▸ WHAT YOU HAVE TO DO: Exclude images, then output the remaining data verbatim.

▸ SUPPLIED INFORMATION:
[start]
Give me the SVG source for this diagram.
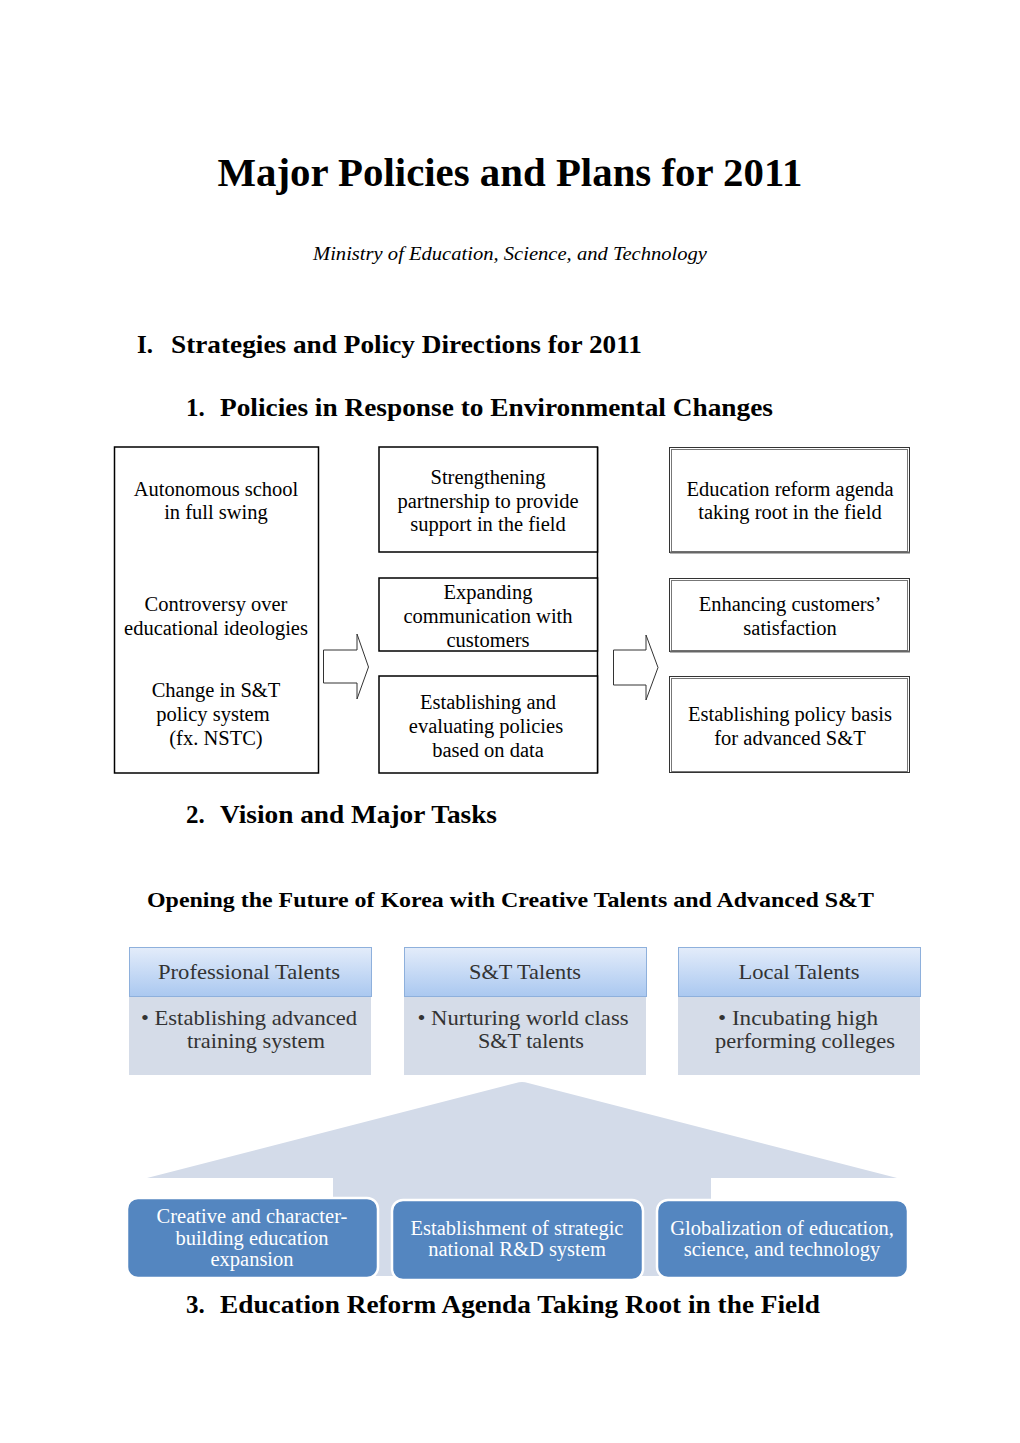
<svg xmlns="http://www.w3.org/2000/svg" width="1020" height="1443" viewBox="0 0 1020 1443">
<style>
.h{font-family:"Liberation Serif","Times New Roman",serif;font-weight:bold;fill:#000}
.t{font-family:"Liberation Serif","Times New Roman",serif;font-size:20.5px;fill:#000;text-anchor:middle}
.box{fill:#fff;stroke:#000;stroke-width:1.5}
.rbox{fill:#fff;stroke:#333;stroke-width:1}
.arrow{fill:#fff;stroke:#333;stroke-width:1}
.hd{font-family:"Liberation Serif","Times New Roman",serif;font-size:22px;fill:#333;text-anchor:middle}
.bd{font-family:"Liberation Serif","Times New Roman",serif;font-size:22px;fill:#333;text-anchor:middle}
.wt{font-family:"Liberation Serif","Times New Roman",serif;font-size:20.5px;fill:#fff;text-anchor:middle}
.blue{fill:#5486c0;stroke:#fff;stroke-width:2.5}
.hdr{fill:url(#g);stroke:#8eb0dc;stroke-width:1}
.body{fill:#d5dce8}
</style>
<defs>
<linearGradient id="g" x1="0" y1="0" x2="0" y2="1">
<stop offset="0" stop-color="#e3ecfa"/>
<stop offset="1" stop-color="#aac8f0"/>
</linearGradient>
</defs>
<rect width="1020" height="1443" fill="#fff"/>

<text class="h" x="510" y="186" font-size="41" text-anchor="middle" textLength="585" lengthAdjust="spacingAndGlyphs">Major Policies and Plans for 2011</text>
<text x="510" y="260" font-family="Liberation Serif, serif" font-style="italic" font-size="19" text-anchor="middle" textLength="394" lengthAdjust="spacingAndGlyphs">Ministry of Education, Science, and Technology</text>
<text class="h" x="137" y="353" font-size="25">I.</text>
<text class="h" x="171" y="353" font-size="25" textLength="471" lengthAdjust="spacingAndGlyphs">Strategies and Policy Directions for 2011</text>
<text class="h" x="186" y="416" font-size="25">1.</text>
<text class="h" x="220" y="416" font-size="25" textLength="553" lengthAdjust="spacingAndGlyphs">Policies in Response to Environmental Changes</text>

<g id="left-box">
<rect class="box" x="114.5" y="447" width="204" height="326"/>
<text class="t" x="216" y="496">Autonomous school</text>
<text class="t" x="216" y="519">in full swing</text>
<text class="t" x="216" y="611">Controversy over</text>
<text class="t" x="216" y="635">educational ideologies</text>
<text class="t" x="216" y="697">Change in S&amp;T</text>
<text class="t" x="213" y="721">policy system</text>
<text class="t" x="216" y="745">(fx. NSTC)</text>
</g>

<g id="mid-boxes">
<line x1="597.5" y1="447" x2="597.5" y2="773" stroke="#000" stroke-width="1.5"/>
<rect class="box" x="379" y="447" width="218.5" height="105"/>
<text class="t" x="488" y="484">Strengthening</text>
<text class="t" x="488" y="508">partnership to provide</text>
<text class="t" x="488" y="531">support in the field</text>
<rect class="box" x="379" y="578" width="218.5" height="73"/>
<text class="t" x="488" y="599">Expanding</text>
<text class="t" x="488" y="623">communication with</text>
<text class="t" x="488" y="647">customers</text>
<rect class="box" x="379" y="676" width="218.5" height="97"/>
<text class="t" x="488" y="709">Establishing and</text>
<text class="t" x="486" y="733">evaluating policies</text>
<text class="t" x="488" y="757">based on data</text>
</g>

<g id="right-boxes">
<rect class="rbox" x="669.5" y="447.5" width="240" height="105" stroke-width="1"/>
<rect x="671.5" y="449.5" width="236" height="102" fill="none" stroke="#777" stroke-width="1"/>
<line x1="670" y1="552.5" x2="910" y2="552.5" stroke="#666" stroke-width="2"/>
<text class="t" x="790" y="496">Education reform agenda</text>
<text class="t" x="790" y="519">taking root in the field</text>
<rect class="rbox" x="669.5" y="578.5" width="240" height="73"/>
<rect x="671.5" y="580.5" width="236" height="70" fill="none" stroke="#777" stroke-width="1"/>
<line x1="670" y1="651.5" x2="910" y2="651.5" stroke="#666" stroke-width="2"/>
<text class="t" x="790" y="611">Enhancing customers’</text>
<text class="t" x="790" y="635">satisfaction</text>
<rect class="rbox" x="669.5" y="676.5" width="240" height="96"/>
<rect x="671.5" y="678.5" width="236" height="93" fill="none" stroke="#777" stroke-width="1"/>
<text class="t" x="790" y="721">Establishing policy basis</text>
<text class="t" x="790" y="745">for advanced S&amp;T</text>
</g>

<g id="connectors">
<polygon class="arrow" points="323.5,650 357,650 357,634 368.5,667 357,699 357,683 323.5,683"/>
<polygon class="arrow" points="613.5,650 646,650 646,635 658,667.5 646,700 646,685 613.5,685"/>
</g>

<text class="h" x="186" y="823" font-size="25">2.</text>
<text class="h" x="220" y="823" font-size="25" textLength="277" lengthAdjust="spacingAndGlyphs">Vision and Major Tasks</text>
<text class="h" x="147" y="907" font-size="21.5" textLength="727" lengthAdjust="spacingAndGlyphs">Opening the Future of Korea with Creative Talents and Advanced S&amp;T</text>

<g id="talent-professional">
<rect class="body" x="129" y="997" width="242" height="78"/>
<rect class="hdr" x="129.5" y="947.5" width="242" height="49"/>
<text class="hd" x="249" y="979" textLength="182" lengthAdjust="spacingAndGlyphs">Professional Talents</text>
<text class="bd" x="249" y="1025" textLength="216" lengthAdjust="spacingAndGlyphs">• Establishing advanced</text>
<text class="bd" x="256" y="1048" textLength="138" lengthAdjust="spacingAndGlyphs">training system</text>
</g>
<g id="talent-st">
<rect class="body" x="404" y="997" width="242" height="78"/>
<rect class="hdr" x="404.5" y="947.5" width="242" height="49"/>
<text class="hd" x="525" y="979" textLength="112" lengthAdjust="spacingAndGlyphs">S&amp;T Talents</text>
<text class="bd" x="523" y="1025" textLength="211" lengthAdjust="spacingAndGlyphs">• Nurturing world class</text>
<text class="bd" x="531" y="1048" textLength="106" lengthAdjust="spacingAndGlyphs">S&amp;T talents</text>
</g>
<g id="talent-local">
<rect class="body" x="678" y="997" width="242" height="78"/>
<rect class="hdr" x="678.5" y="947.5" width="242" height="49"/>
<text class="hd" x="799" y="979" textLength="121" lengthAdjust="spacingAndGlyphs">Local Talents</text>
<text class="bd" x="798" y="1025" textLength="160" lengthAdjust="spacingAndGlyphs">• Incubating high</text>
<text class="bd" x="805" y="1048" textLength="180" lengthAdjust="spacingAndGlyphs">performing colleges</text>
</g>

<g id="house">
<path d="M147,1178 L516,1083 Q522,1081 528,1083 L897,1178 L711,1178 L711,1276 L333,1276 L333,1178 Z" fill="#d3dbe9"/>
</g>

<g id="task-creative">
<rect class="blue" x="127" y="1198" width="251" height="80" rx="11"/>
<text class="wt" x="252" y="1223">Creative and character-</text>
<text class="wt" x="252" y="1245">building education</text>
<text class="wt" x="252" y="1266">expansion</text>
</g>
<g id="task-rd">
<rect class="blue" x="392" y="1200" width="251" height="80" rx="11"/>
<text class="wt" x="517" y="1235">Establishment of strategic</text>
<text class="wt" x="517" y="1256">national R&amp;D system</text>
</g>
<g id="task-global">
<rect class="blue" x="657" y="1200" width="251" height="78" rx="11"/>
<text class="wt" x="782" y="1235">Globalization of education,</text>
<text class="wt" x="782" y="1256">science, and technology</text>
</g>

<text class="h" x="186" y="1313" font-size="25">3.</text>
<text class="h" x="220" y="1313" font-size="25" textLength="600" lengthAdjust="spacingAndGlyphs">Education Reform Agenda Taking Root in the Field</text>
</svg>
[end]
▸ EXERCISE RESPONSE:
Give me the SVG source for this diagram.
<svg xmlns="http://www.w3.org/2000/svg" width="1020" height="1443" viewBox="0 0 1020 1443">
<style>
.h{font-family:"Liberation Serif","Times New Roman",serif;font-weight:bold;fill:#000}
.t{font-family:"Liberation Serif","Times New Roman",serif;font-size:20.5px;fill:#000;text-anchor:middle}
.box{fill:#fff;stroke:#000;stroke-width:1.5}
.rbox{fill:#fff;stroke:#333;stroke-width:1}
.arrow{fill:#fff;stroke:#333;stroke-width:1}
.hd{font-family:"Liberation Serif","Times New Roman",serif;font-size:22px;fill:#333;text-anchor:middle}
.bd{font-family:"Liberation Serif","Times New Roman",serif;font-size:22px;fill:#333;text-anchor:middle}
.wt{font-family:"Liberation Serif","Times New Roman",serif;font-size:20.5px;fill:#fff;text-anchor:middle}
.blue{fill:#5486c0;stroke:#fff;stroke-width:2.5}
.hdr{fill:url(#g);stroke:#8eb0dc;stroke-width:1}
.body{fill:#d5dce8}
</style>
<defs>
<linearGradient id="g" x1="0" y1="0" x2="0" y2="1">
<stop offset="0" stop-color="#e3ecfa"/>
<stop offset="1" stop-color="#aac8f0"/>
</linearGradient>
</defs>
<rect width="1020" height="1443" fill="#fff"/>

<text class="h" x="510" y="186" font-size="41" text-anchor="middle" textLength="585" lengthAdjust="spacingAndGlyphs">Major Policies and Plans for 2011</text>
<text x="510" y="260" font-family="Liberation Serif, serif" font-style="italic" font-size="19" text-anchor="middle" textLength="394" lengthAdjust="spacingAndGlyphs">Ministry of Education, Science, and Technology</text>
<text class="h" x="137" y="353" font-size="25">I.</text>
<text class="h" x="171" y="353" font-size="25" textLength="471" lengthAdjust="spacingAndGlyphs">Strategies and Policy Directions for 2011</text>
<text class="h" x="186" y="416" font-size="25">1.</text>
<text class="h" x="220" y="416" font-size="25" textLength="553" lengthAdjust="spacingAndGlyphs">Policies in Response to Environmental Changes</text>

<g id="left-box">
<rect class="box" x="114.5" y="447" width="204" height="326"/>
<text class="t" x="216" y="496">Autonomous school</text>
<text class="t" x="216" y="519">in full swing</text>
<text class="t" x="216" y="611">Controversy over</text>
<text class="t" x="216" y="635">educational ideologies</text>
<text class="t" x="216" y="697">Change in S&amp;T</text>
<text class="t" x="213" y="721">policy system</text>
<text class="t" x="216" y="745">(fx. NSTC)</text>
</g>

<g id="mid-boxes">
<line x1="597.5" y1="447" x2="597.5" y2="773" stroke="#000" stroke-width="1.5"/>
<rect class="box" x="379" y="447" width="218.5" height="105"/>
<text class="t" x="488" y="484">Strengthening</text>
<text class="t" x="488" y="508">partnership to provide</text>
<text class="t" x="488" y="531">support in the field</text>
<rect class="box" x="379" y="578" width="218.5" height="73"/>
<text class="t" x="488" y="599">Expanding</text>
<text class="t" x="488" y="623">communication with</text>
<text class="t" x="488" y="647">customers</text>
<rect class="box" x="379" y="676" width="218.5" height="97"/>
<text class="t" x="488" y="709">Establishing and</text>
<text class="t" x="486" y="733">evaluating policies</text>
<text class="t" x="488" y="757">based on data</text>
</g>

<g id="right-boxes">
<rect class="rbox" x="669.5" y="447.5" width="240" height="105" stroke-width="1"/>
<rect x="671.5" y="449.5" width="236" height="102" fill="none" stroke="#777" stroke-width="1"/>
<line x1="670" y1="552.5" x2="910" y2="552.5" stroke="#666" stroke-width="2"/>
<text class="t" x="790" y="496">Education reform agenda</text>
<text class="t" x="790" y="519">taking root in the field</text>
<rect class="rbox" x="669.5" y="578.5" width="240" height="73"/>
<rect x="671.5" y="580.5" width="236" height="70" fill="none" stroke="#777" stroke-width="1"/>
<line x1="670" y1="651.5" x2="910" y2="651.5" stroke="#666" stroke-width="2"/>
<text class="t" x="790" y="611">Enhancing customers’</text>
<text class="t" x="790" y="635">satisfaction</text>
<rect class="rbox" x="669.5" y="676.5" width="240" height="96"/>
<rect x="671.5" y="678.5" width="236" height="93" fill="none" stroke="#777" stroke-width="1"/>
<text class="t" x="790" y="721">Establishing policy basis</text>
<text class="t" x="790" y="745">for advanced S&amp;T</text>
</g>

<g id="connectors">
<polygon class="arrow" points="323.5,650 357,650 357,634 368.5,667 357,699 357,683 323.5,683"/>
<polygon class="arrow" points="613.5,650 646,650 646,635 658,667.5 646,700 646,685 613.5,685"/>
</g>

<text class="h" x="186" y="823" font-size="25">2.</text>
<text class="h" x="220" y="823" font-size="25" textLength="277" lengthAdjust="spacingAndGlyphs">Vision and Major Tasks</text>
<text class="h" x="147" y="907" font-size="21.5" textLength="727" lengthAdjust="spacingAndGlyphs">Opening the Future of Korea with Creative Talents and Advanced S&amp;T</text>

<g id="talent-professional">
<rect class="body" x="129" y="997" width="242" height="78"/>
<rect class="hdr" x="129.5" y="947.5" width="242" height="49"/>
<text class="hd" x="249" y="979" textLength="182" lengthAdjust="spacingAndGlyphs">Professional Talents</text>
<text class="bd" x="249" y="1025" textLength="216" lengthAdjust="spacingAndGlyphs">• Establishing advanced</text>
<text class="bd" x="256" y="1048" textLength="138" lengthAdjust="spacingAndGlyphs">training system</text>
</g>
<g id="talent-st">
<rect class="body" x="404" y="997" width="242" height="78"/>
<rect class="hdr" x="404.5" y="947.5" width="242" height="49"/>
<text class="hd" x="525" y="979" textLength="112" lengthAdjust="spacingAndGlyphs">S&amp;T Talents</text>
<text class="bd" x="523" y="1025" textLength="211" lengthAdjust="spacingAndGlyphs">• Nurturing world class</text>
<text class="bd" x="531" y="1048" textLength="106" lengthAdjust="spacingAndGlyphs">S&amp;T talents</text>
</g>
<g id="talent-local">
<rect class="body" x="678" y="997" width="242" height="78"/>
<rect class="hdr" x="678.5" y="947.5" width="242" height="49"/>
<text class="hd" x="799" y="979" textLength="121" lengthAdjust="spacingAndGlyphs">Local Talents</text>
<text class="bd" x="798" y="1025" textLength="160" lengthAdjust="spacingAndGlyphs">• Incubating high</text>
<text class="bd" x="805" y="1048" textLength="180" lengthAdjust="spacingAndGlyphs">performing colleges</text>
</g>

<g id="house">
<path d="M147,1178 L516,1083 Q522,1081 528,1083 L897,1178 L711,1178 L711,1276 L333,1276 L333,1178 Z" fill="#d3dbe9"/>
</g>

<g id="task-creative">
<rect class="blue" x="127" y="1198" width="251" height="80" rx="11"/>
<text class="wt" x="252" y="1223">Creative and character-</text>
<text class="wt" x="252" y="1245">building education</text>
<text class="wt" x="252" y="1266">expansion</text>
</g>
<g id="task-rd">
<rect class="blue" x="392" y="1200" width="251" height="80" rx="11"/>
<text class="wt" x="517" y="1235">Establishment of strategic</text>
<text class="wt" x="517" y="1256">national R&amp;D system</text>
</g>
<g id="task-global">
<rect class="blue" x="657" y="1200" width="251" height="78" rx="11"/>
<text class="wt" x="782" y="1235">Globalization of education,</text>
<text class="wt" x="782" y="1256">science, and technology</text>
</g>

<text class="h" x="186" y="1313" font-size="25">3.</text>
<text class="h" x="220" y="1313" font-size="25" textLength="600" lengthAdjust="spacingAndGlyphs">Education Reform Agenda Taking Root in the Field</text>
</svg>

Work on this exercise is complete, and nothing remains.